I don't know whether the English or the Europeans are fond of
"theme" parties, produced with corporate support and donations in
kind which an arts or other charitable organization charges heavily to attend. Here in San Francisco, it is a common habit and relatively frequent. Museums are no exception.
The Asian Art Museum rented a gigantic white canvas tent and parked it in the broad walk way of the Civic Center Plaza April 27. It provided the shelter and vehicle for a spectacular bash called "Encounter Asia", 6p.m-1 a.m. Some forty culinary organizations and restaurants donated edibles for the crowd which gathered, semi-chilled, to witness music and dancing of The Silk Road and then to dance to the band Pride and Joy.
Since this was running at the same time Cal Performances had a stellar cast of genuine Silk Road musicians, you better believe that the Asian timed the event to coincide with the Berkeley presence. It also was devised to remind San Franciscans that yes the Asian is still alive and not too many months hence will open its doors in the Old Main Library.
Dancing surrounded by a circle of onlookers on indifferent padding over the cement is not an ideal atmosphere for a Bharata
Natyam Tillana. However, long before the proscenium many of those dances, or their precursors, were executed en plain air.
So I can not be too critical on that score. A group called Cirrus danced both Tibetan and Chinese dances, and I suspect they were heavily influenced by Soviet examples. I honestly doubt whether these Chinese-trained dancers realize that at 13,000 feet
few Tibetan dancers execute barrel turns, plus the slippers on the male may have had boot like uppers, but not the bulk one sees
sees in Tibetan documentaries.
Harsanari is an Indonesian group whose dances either come from West Java or perhaps nearby Sumatra. They share the sashes one sees in the classic forms from the Sultanate courts in Central Java and the wonderful flicks for emphasis, in addition to fluid shoulders and active head and heavy emphasis with the eyes.
Without being told, the costume proclaimed a solo dance had something to do with a peacock. I don't know when and how beads and sequins began to be added to Indonesian dance costumes, but they were in liberal evidence and in the ensemble number as well.
Filippiana is another local dance group which performed a dance with floral hoops which remind one of The Royal's opening of Aurora's birthday.
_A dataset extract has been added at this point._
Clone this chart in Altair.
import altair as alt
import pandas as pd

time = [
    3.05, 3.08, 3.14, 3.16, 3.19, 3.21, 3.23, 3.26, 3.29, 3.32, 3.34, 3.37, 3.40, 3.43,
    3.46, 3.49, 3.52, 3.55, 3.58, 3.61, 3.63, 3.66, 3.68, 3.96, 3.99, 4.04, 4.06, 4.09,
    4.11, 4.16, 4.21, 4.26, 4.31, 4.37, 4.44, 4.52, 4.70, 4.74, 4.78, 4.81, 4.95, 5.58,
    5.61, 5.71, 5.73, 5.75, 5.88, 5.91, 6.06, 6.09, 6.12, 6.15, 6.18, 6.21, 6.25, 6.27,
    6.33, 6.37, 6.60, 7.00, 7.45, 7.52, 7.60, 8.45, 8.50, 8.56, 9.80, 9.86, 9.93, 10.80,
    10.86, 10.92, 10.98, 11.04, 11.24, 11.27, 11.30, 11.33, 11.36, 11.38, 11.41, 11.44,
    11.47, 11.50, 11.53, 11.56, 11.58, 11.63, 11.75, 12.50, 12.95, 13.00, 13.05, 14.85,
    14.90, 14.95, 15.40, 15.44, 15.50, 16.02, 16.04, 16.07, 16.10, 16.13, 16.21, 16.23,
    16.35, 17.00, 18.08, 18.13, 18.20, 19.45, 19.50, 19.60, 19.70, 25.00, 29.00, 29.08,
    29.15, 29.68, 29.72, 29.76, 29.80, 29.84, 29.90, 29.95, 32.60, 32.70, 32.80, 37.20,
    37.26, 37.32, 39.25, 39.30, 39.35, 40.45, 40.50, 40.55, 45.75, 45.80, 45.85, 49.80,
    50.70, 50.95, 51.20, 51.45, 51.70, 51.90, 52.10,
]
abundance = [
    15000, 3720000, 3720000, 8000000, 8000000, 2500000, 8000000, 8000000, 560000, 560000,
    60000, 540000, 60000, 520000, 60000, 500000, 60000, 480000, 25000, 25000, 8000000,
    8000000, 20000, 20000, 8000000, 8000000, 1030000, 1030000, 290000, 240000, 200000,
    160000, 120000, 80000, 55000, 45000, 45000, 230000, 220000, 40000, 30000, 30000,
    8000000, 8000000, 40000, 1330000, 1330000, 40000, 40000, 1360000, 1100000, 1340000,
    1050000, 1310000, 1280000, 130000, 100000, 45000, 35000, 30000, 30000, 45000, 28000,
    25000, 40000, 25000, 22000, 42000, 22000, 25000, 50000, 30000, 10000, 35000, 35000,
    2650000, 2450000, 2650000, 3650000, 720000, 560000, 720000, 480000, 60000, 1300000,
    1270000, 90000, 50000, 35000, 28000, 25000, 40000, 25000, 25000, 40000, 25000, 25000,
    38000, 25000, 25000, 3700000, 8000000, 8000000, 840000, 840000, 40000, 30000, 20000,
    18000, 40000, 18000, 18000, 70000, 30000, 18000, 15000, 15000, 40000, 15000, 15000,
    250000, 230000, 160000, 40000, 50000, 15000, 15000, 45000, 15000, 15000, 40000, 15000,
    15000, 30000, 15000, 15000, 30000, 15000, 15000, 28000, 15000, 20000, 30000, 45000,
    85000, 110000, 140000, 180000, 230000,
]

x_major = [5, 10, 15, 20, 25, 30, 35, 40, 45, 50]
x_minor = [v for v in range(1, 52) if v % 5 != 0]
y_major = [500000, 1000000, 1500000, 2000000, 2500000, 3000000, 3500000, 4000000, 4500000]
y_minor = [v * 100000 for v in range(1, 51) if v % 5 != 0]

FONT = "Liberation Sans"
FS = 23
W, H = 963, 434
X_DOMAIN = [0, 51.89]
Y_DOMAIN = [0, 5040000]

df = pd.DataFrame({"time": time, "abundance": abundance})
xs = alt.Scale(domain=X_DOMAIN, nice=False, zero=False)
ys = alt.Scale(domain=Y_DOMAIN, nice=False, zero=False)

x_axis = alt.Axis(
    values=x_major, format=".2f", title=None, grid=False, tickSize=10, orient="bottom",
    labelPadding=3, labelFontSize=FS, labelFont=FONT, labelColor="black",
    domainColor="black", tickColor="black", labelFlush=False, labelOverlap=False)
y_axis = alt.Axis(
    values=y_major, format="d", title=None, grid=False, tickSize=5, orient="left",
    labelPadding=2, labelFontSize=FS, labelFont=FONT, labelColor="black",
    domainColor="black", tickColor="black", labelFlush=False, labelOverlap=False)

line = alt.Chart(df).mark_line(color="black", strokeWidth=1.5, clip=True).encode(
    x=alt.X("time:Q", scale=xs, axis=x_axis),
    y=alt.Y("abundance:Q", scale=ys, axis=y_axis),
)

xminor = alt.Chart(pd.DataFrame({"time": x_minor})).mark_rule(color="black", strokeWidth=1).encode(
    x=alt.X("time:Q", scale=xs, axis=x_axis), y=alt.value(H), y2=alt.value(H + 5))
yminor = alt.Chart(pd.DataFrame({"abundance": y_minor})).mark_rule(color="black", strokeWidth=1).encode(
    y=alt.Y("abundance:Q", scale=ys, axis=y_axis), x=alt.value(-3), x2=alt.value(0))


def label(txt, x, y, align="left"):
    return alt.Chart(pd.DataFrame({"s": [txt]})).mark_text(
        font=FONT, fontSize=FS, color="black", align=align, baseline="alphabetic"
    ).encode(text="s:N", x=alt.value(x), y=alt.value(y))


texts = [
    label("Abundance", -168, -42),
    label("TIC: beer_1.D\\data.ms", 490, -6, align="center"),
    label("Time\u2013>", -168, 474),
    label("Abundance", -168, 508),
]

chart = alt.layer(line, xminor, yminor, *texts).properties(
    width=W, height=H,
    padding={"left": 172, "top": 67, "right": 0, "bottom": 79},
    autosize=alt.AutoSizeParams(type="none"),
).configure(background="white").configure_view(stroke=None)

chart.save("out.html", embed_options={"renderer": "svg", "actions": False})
This dance, however, was executed barefoot.
There was a stick dance for four young men who were later joined
by four young women as two couples essayed a Tinikling dance
hopping in between and over bamboo poles clapped together with increasing speed. A solo dance, three glasses of water balanced on the head and open palms, punctuated with a deep back bend was duly appreciated.
Earlier in the program a group of young Indo-Americans performed a stick dance. I vaguely remember we used to call it Bhumi when I learned it a half century ago, Bhumi, being the Hindu goddess for the earth.
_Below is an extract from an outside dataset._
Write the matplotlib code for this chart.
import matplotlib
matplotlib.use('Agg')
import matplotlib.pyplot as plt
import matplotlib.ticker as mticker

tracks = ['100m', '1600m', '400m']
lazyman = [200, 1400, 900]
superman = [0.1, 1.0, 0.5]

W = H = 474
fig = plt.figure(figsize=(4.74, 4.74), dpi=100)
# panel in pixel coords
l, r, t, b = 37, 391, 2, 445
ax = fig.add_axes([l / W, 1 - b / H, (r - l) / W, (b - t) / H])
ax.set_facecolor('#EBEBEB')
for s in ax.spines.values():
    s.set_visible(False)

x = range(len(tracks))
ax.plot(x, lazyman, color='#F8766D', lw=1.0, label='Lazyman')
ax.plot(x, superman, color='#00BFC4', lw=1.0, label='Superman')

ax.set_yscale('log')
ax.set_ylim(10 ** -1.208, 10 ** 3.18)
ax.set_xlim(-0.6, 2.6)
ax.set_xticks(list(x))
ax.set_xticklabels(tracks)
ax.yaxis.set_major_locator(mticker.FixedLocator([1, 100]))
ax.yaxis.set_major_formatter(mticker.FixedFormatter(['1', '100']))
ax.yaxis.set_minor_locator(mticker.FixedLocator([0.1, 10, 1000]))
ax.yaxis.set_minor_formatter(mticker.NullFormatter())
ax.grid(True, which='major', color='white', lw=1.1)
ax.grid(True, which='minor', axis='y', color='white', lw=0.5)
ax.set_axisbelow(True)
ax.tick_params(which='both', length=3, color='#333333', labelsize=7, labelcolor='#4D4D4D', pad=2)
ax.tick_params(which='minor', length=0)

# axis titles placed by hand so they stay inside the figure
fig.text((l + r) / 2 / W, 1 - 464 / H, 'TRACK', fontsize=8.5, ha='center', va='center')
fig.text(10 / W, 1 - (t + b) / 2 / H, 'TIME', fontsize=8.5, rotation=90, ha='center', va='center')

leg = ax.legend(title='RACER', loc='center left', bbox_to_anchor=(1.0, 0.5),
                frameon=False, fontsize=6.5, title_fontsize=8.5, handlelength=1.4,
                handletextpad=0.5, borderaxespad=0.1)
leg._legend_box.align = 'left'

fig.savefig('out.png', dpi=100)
Some of the food was utterly delicious.
One of the Museum's curators informed me, as I was leaving, that the crowd was large enough so that it was at least a break-even affair. While I sound terribly snobbish and critical about the
setting, costumes and certain interpretations, I am fully aware
that the aim of this elaborate effort is "Exposure". One cannot fault The Asian Art Museum for that.